A questão parte de um simples facto: traição. Mas o que devemos fazer quando isso nos acontece? Quando vivenciamos algo que nunca imaginamos, por nunca haver indícios?
Insistimos tanto no esquecimento de alguém que acabamos por cair no erro de a relembrarmos sempre. Todos os dias, a toda a hora.
Miguel Esteves Cardoso escreveu acerca de “Como esquecer alguém que amamos”, mas como fazemos para esquecer alguém que nos trai?
A resposta não é fácil. Ou até é... Não esquecemos, não perdoamos, não ultrapassamos à mesma velocidade que gostaríamos de esquecer, perdoar e ultrapassar. O maior obstáculo instala-se mesmo em frente de nós - o medo de confiar instala-se e por uns bons tempos.
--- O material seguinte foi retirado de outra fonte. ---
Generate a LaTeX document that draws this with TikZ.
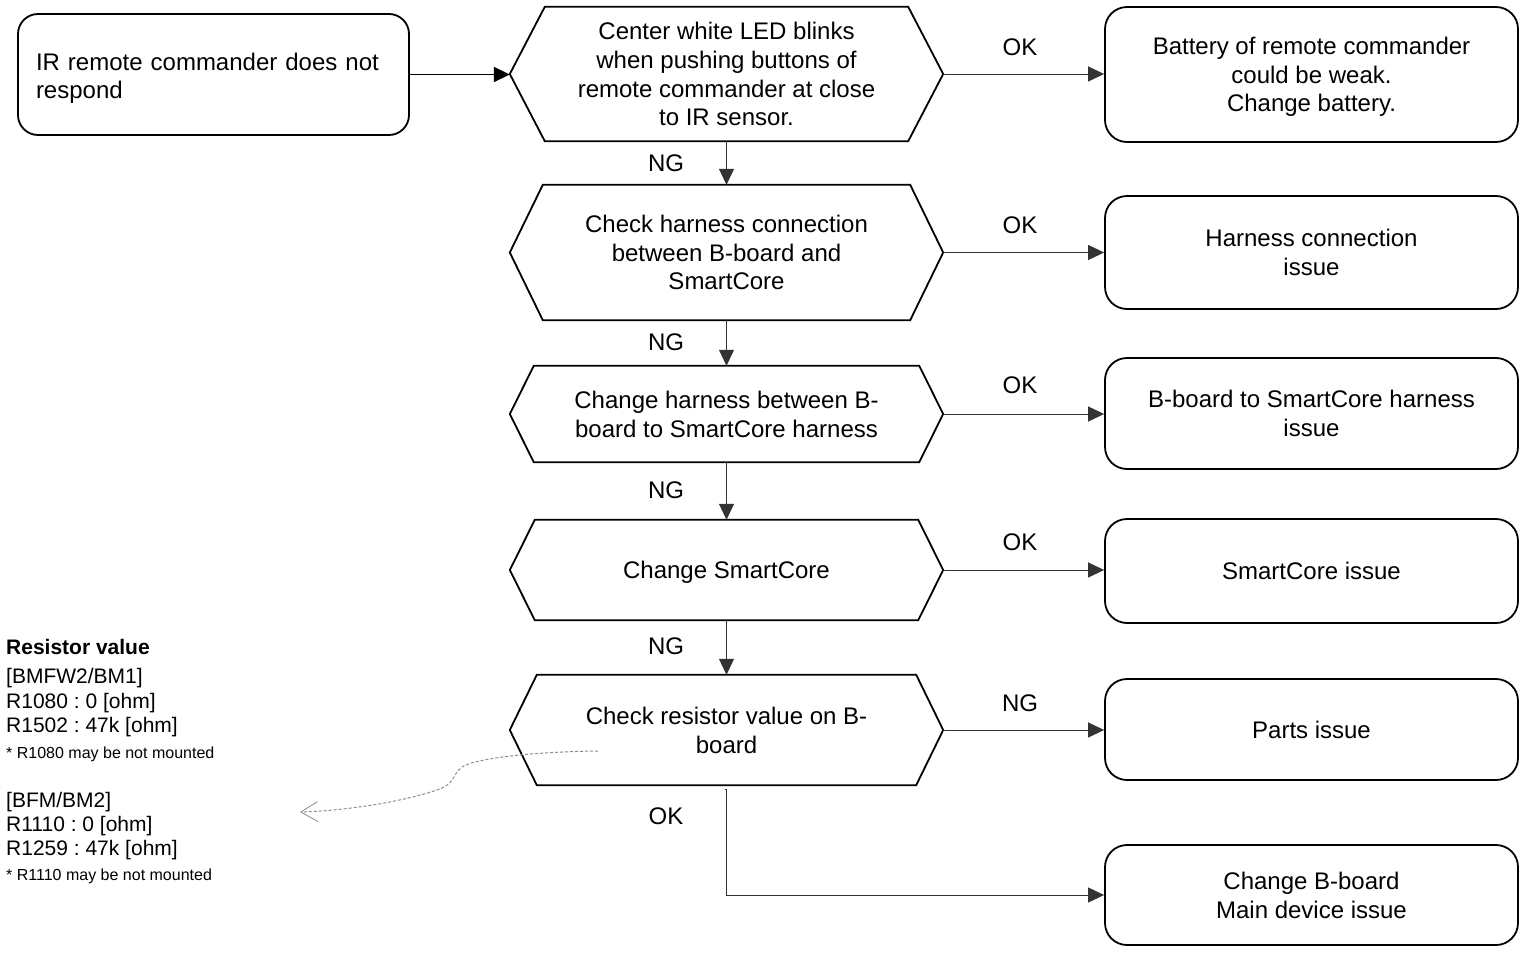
\documentclass[tikz,border=0pt]{standalone}
\usepackage{fontspec}
\setmainfont{Liberation Sans}
\usetikzlibrary{arrows.meta}
\frenchspacing
\newcommand\hexline[2]{\draw[line width=1.8pt,line join=miter] (#1.west) -- ([xshift=#2pt]#1.north west) -- ([xshift=-#2pt]#1.north east) -- (#1.east) -- ([xshift=-#2pt]#1.south east) -- ([xshift=#2pt]#1.south west) -- cycle;}
\begin{document}
\frenchspacing
\begin{tikzpicture}[x=1pt,y=-1pt,
  every node/.style={font=\fontsize{24}{28.8}\selectfont},
  hexnode/.style={minimum width=433pt,minimum height=#1pt,inner sep=0pt,align=center,text depth=-3pt},
  rbox/.style={draw,line width=1.8pt,rounded corners=22pt,minimum width=413pt,minimum height=#1pt,inner sep=0pt,align=center,text depth=0pt},
  conn/.style={draw=black!80,line width=1pt,-{Triangle[length=16pt,width=15pt]}},
  lbl/.style={inner sep=0pt},
  restxt/.style={inner sep=0pt,anchor=base west,font=\fontsize{21}{24.5}\selectfont},
  ressmall/.style={inner sep=0pt,anchor=base west,font=\fontsize{16}{19}\selectfont},
  note/.style={draw=black!45,line width=1pt,dash pattern=on 3pt off 2pt,-{Straight Barb[length=17pt,width=20pt,line width=0.8pt]}}
]
\path[use as bounding box] (0,0) rectangle (1521,953);

% start box
\node[draw,line width=1.8pt,rounded corners=20pt,minimum height=121pt,inner xsep=18pt,inner ysep=0pt,text width=355pt,align=left,text depth=26pt] (start) at (213.5,74.5) {IR remote commander does not\\respond};

% decision hexagons
\node[hexnode=134] (h1) at (726.5,74) {Center white LED blinks\\when pushing buttons of\\remote commander at close\\to IR sensor.};
\node[hexnode=135] (h2) at (726.5,252.5) {Check harness connection\\between B-board and\\SmartCore};
\node[hexnode=96] (h3) at (726.5,414) {Change harness between B-\\board to SmartCore harness};
\node[hexnode=100] (h4) at (726.5,570) {Change SmartCore};
\node[hexnode=110] (h5) at (726.5,730) {Check resistor value on B-\\board};
\hexline{h1}{35}
\hexline{h2}{33}
\hexline{h3}{24}
\hexline{h4}{25}
\hexline{h5}{27}

% result boxes
\node[rbox=135] (b1) at (1311.5,74.5) {Battery of remote commander\\could be weak.\\Change battery.};
\node[rbox=113] (b2) at (1311.5,252.5) {Harness connection\\issue};
\node[rbox=111] (b3) at (1311.5,413.5) {B-board to SmartCore harness\\issue};
\node[rbox=104] (b4) at (1311.5,571) {SmartCore issue};
\node[rbox=101] (b5) at (1311.5,729.5) {Parts issue};
\node[rbox=100] (b6) at (1311.5,895) {Change B-board\\Main device issue};

% connectors
\draw[conn,draw=black,line width=1.8pt] (start.east) -- (start.east -| h1.west);
\draw[conn] (h1.east) -- (h1.east -| b1.west);
\draw[conn] (h2.east) -- (h2.east -| b2.west);
\draw[conn] (h3.east) -- (h3.east -| b3.west);
\draw[conn] (h4.east) -- (h4.east -| b4.west);
\draw[conn] (h5.east) -- (h5.east -| b5.west);
\draw[conn] (h1.south) -- (h2.north);
\draw[conn] (h2.south) -- (h3.north);
\draw[conn] (h3.south) -- (h4.north);
\draw[conn] (h4.south) -- (h5.north);
\coordinate (t0) at ([xshift=-2pt,yshift=-4pt]h5.south);
\coordinate (t1) at ([yshift=-4pt]h5.south);
\draw[conn] (t0) -- (t1) |- (b6.west);

% labels
\node[lbl] (ok1) at (1020,47) {OK};
\node[lbl] (ok2) at (1020,225) {OK};
\node[lbl] (ok3) at (1020,385) {OK};
\node[lbl] (ok4) at (1020,542) {OK};
\node[lbl] (ng5) at (1020,703) {NG};
\node[lbl] (ng1) at (666,163) {NG};
\node[lbl] (ng2) at (666,342) {NG};
\node[lbl] (ng3) at (666,490) {NG};
\node[lbl] (ng4) at (666,646) {NG};
\node[lbl] (ok5) at (666,816) {OK};

% resistor note
\node[restxt,font=\fontsize{21}{24.5}\selectfont\bfseries] (rt) at (6,654) {Resistor value};
\node[restxt] (r1) at (6,683) {[BMFW2/BM1]};
\node[restxt] (r2) at (6,708) {R1080 : 0 [ohm]};
\node[restxt] (r3) at (6,732) {R1502 : 47k [ohm]};
\node[ressmall] (r4) at (6,758) {* R1080 may be not mounted};
\node[restxt] (r5) at (6,807) {[BFM/BM2]};
\node[restxt] (r6) at (6,831) {R1110 : 0 [ohm]};
\node[restxt] (r7) at (6,855) {R1259 : 47k [ohm]};
\node[ressmall] (r8) at (6,880) {* R1110 may be not mounted};

\coordinate (c0) at (598,751);
\coordinate (c1) at (300,812);
\draw[note] (c0) .. controls (520,752) and (472,760) .. (462,767) .. controls (452,775) and (455,783) .. (440,789) .. controls (400,803) and (340,811) .. (c1);
\end{tikzpicture}
\end{document}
“Quem é que ele pensa que ele é?” é a questão retórica que se impõe; ou então, “Como é que ele foi capaz?” que nos obriga a vivenciar as palavras, os locais, as pessoas. Enfim, a dor.
Existe só um pedido que devemos fazer a quem nos trai: Deixa-me ir. Sim, devemos ser humildes para lhes pedir isso. O lado positivo é que não dependemos do veto deles. Devemos apenas questionar e deixá-la ir com o vento... As palavras são assim, voam com o vento. Assim como a mágoa, a tristeza, a dor e todas as memórias negativas voam para longe. Há que insistir na abertura da gaiola que prende todos os sentimentos que ao longo da relação fomos nutrindo. Há que as deixar ir, para onde quiserem ir. Apenas com uma condição: para longe de nós.
Nunca estamos preparados para vivenciar algo capaz de nos destruir e desfazer todas as boas memórias que conservamos em mil pedaços. Cacos no chão padecem na tristeza abundante que alimentamos, diariamente. Portanto, há que perder o impulso (in)controlável de as alimentar. A Memória é uma das inimigas da Traição e devemos tratá-las do mesmo modo que tratamos as aves e as palavras presas em gaiolas. Devemos abri-las e deixá-las pairar, em primeiro lugar, mas de seguida deixá-las viajar para onde bem entenderem.
Ouvir boa música, experimentar novos pratos culinários, sair com os amigos, fumar uns quantos cigarros e ver o fumo desvanecer no ar, viajar e criar novas memórias, conhecer novas pessoas e vivenciar novas experiências que nos encham a alma e alimentem o coração de tão fraco que se encontra. Ele precisa de alimento e a alma de crescer, de novo. Tudo da estaca zero e com novas motivações de recomeço. Esquecendo tudo o que para trás ficou e criando espaço para o que aí se avizinha.
A vida é curta para longas curas, mas é suficiente para criarmos novas dores para padecer. Eu sei, eu sei... Esta última frase parece soar contraditória, contudo se pensarmos até poderá fazer sentido. Só experiências novas e novas dores - que também são necessárias para criarmos novas defesas - a partir de novas experiências, pessoas e relações. O coração apela sempre à vida, porém há que saber ouvi-lo e interpreta-lo.
Podem escrever-se as maiores odes ao Amor e à Vida, mas não percamos tempo a lê-las. Percamos sim a vivê-las.